I spent the whole day yesterday, drinking. All I could think about was getting plastered. I even took a xanax to calm me right after all this happened. I got so freaked out that I threw up in front of everyone. So this is why im glad I am not PG.

My mom actually had the nerve to call me and say "forgive me?" F**K no I don't!!! You just took the only vehicle I have!

My kids' school is a 25 minute drive away. Their bus stop is 2 miles a way. I have no way of getting them their or picking them up. My kids are gonna have to stop cheerleading, ballet and basketball, and they are gonna fail school.

Monday, February 06, 2006

So yeah....what a pain!

DF and I went to a super bowl party yesterday. We had a good time, and the kids had other children they could play with. Unfortunately, we didn't get out of there until 11:00pm. By the time we got home, got the kids in bed, and got ourselves in bed, it was 12:30pm.

I was able to fall asleep pretty easily, but staying asleep seemed to much a chore. I woke up every few hours and would toss and turn. I even kicked my blanket off numerous times and it was chilly in the house. I never got continuous sleep.

I tested 5 minutes later then normal, but atleast I tested. The problem is that I don't know if the result was accurate. With everything going wrong all night, it could have screwed with my temp. So now im confused. This is the second time since O that there's been an issue. This month has been hell TTC, and we weren't even trying thing month. We were just doing our own thing, hoping it would happen.

My chart was looking soooo nice, and I even spotted on CD8. All signed and symptoms pointed to the big PG. I started getting excited. Now I don't know what to think. I feel like im being left in the dark. How can I keep track of this stuff if my info isn't accurate?

AF is due to arrive the day after tomorrow. I guess I will know more then. If she doesn't show, then i'll test with FMU the following day. This is what i'm hoping for but let's face it...im not that lucky.

Thursday, February 02, 2006

Glad yesterday is over!

I had a horrible day yesterday.

At 7:15am, I took a zantrex 3 (diet pill). I got the kids off to school and came back to the house. I was just saying goodbye to DF, when I doubled over in pain.

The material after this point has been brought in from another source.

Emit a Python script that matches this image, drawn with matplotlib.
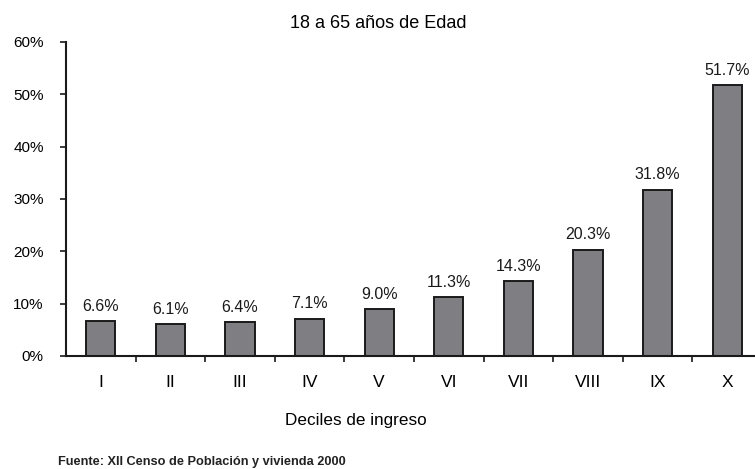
import matplotlib.pyplot as plt
import numpy as np

deciles = ["I", "II", "III", "IV", "V", "VI", "VII", "VIII", "IX", "X"]
valores = [6.6, 6.1, 6.4, 7.1, 9.0, 11.3, 14.3, 20.3, 31.8, 51.7]
etiquetas = ["6.6%", "6.1%", "6.4%", "7.1%", "9.0%", "11.3%", "14.3%", "20.3%", "31.8%", "51.7%"]
yticks = [0, 10, 20, 30, 40, 50, 60]

plt.rcParams["font.family"] = ["Liberation Sans", "DejaVu Sans"]

fig = plt.figure(figsize=(7.55, 4.69), dpi=100)
ax = fig.add_axes([0.0874, 0.241, 0.9126, 0.6695])

x = np.arange(len(deciles))
ax.bar(x, valores, width=0.42, color="#7f7f83", edgecolor="#1a1a1a", linewidth=1.4)

for xi, v, lab in zip(x, valores, etiquetas):
    ax.text(xi, v + 1.4, lab, ha="center", va="bottom", fontsize=11.5, color="#1a1a1a")

ax.set_xlim(-0.5, 9.4)
ax.set_ylim(0, 60)
ax.set_yticks(yticks)
ax.set_yticklabels([f"{t}%" for t in yticks], fontsize=11)
ax.set_xticks(x)
ax.set_xticklabels(deciles, fontsize=12.5)
ax.tick_params(axis="x", which="major", length=0, pad=14)
ax.set_xticks(x[:-1] + 0.5, minor=True)
ax.tick_params(axis="x", which="minor", length=4, width=1.2, direction="out", color="#1a1a1a")
ax.tick_params(axis="y", length=4, width=1.2, direction="out", color="#1a1a1a", pad=12)

for s in ["top", "right"]:
    ax.spines[s].set_visible(False)
for s in ["left", "bottom"]:
    ax.spines[s].set_linewidth(1.5)
    ax.spines[s].set_color("#1a1a1a")

fig.text(378 / 755, 1 - 23 / 469, "18 a 65 años de Edad", ha="center", va="center", fontsize=13)
fig.text(356 / 755, 1 - 420 / 469, "Deciles de ingreso", ha="center", va="center", fontsize=12.3)
fig.text(58 / 755, 1 - 462 / 469, "Fuente: XII Censo de Población y vivienda 2000", ha="left", va="center",
         fontsize=9.2, fontweight="bold", color="#222222")

fig.savefig("out.png", dpi=100)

It felt like something was eating my insides. It burned so badly, and I was short of breath.

Within seconds, I broke out in red splotches all over my body. It felt like I had a serious sunburn, yet it itched too. Even my face had this rash, but that felt more like windburn. It was so tender!

DF called out of work and rushed me to a medical facility. On the way, I started getting queasy, and really light headed. I even zoned out a few times.

Upon arrival, they took my vital stats and everything was normal. They could see something was wrong though just by looking at me. Not only was my skin red, but I was moving in slow motion.

They ended up giving me a shot to counteract the effect of the niacin in the diet pill. There's so much of it in there, that my body had an adverse reaction. It's weird to me because I used to take these pills all the time. This was a brand new, unopened bottle that wasn't set to expire until September of 2007.

The had me taking benedryl every 4 hours to keep the side effects from coming back. That seemed to help, but kept me very lethargic.

Im feeling much better today. It seems like yesterday was just a bad dream. Im thankful it's over though.

No news with TTC. Only change is that my temp shot up today, but it's possible it's because of yesterday's horror. Guess we'll see. I don't have any expectations since we weren't exactly trying this month (due to everything going wrong).

Im on CD28 and im 7DPO. AF is due to arrive in 6 days. If she doesn't show for whatever reason, i'll test. Im expecting her arrival though.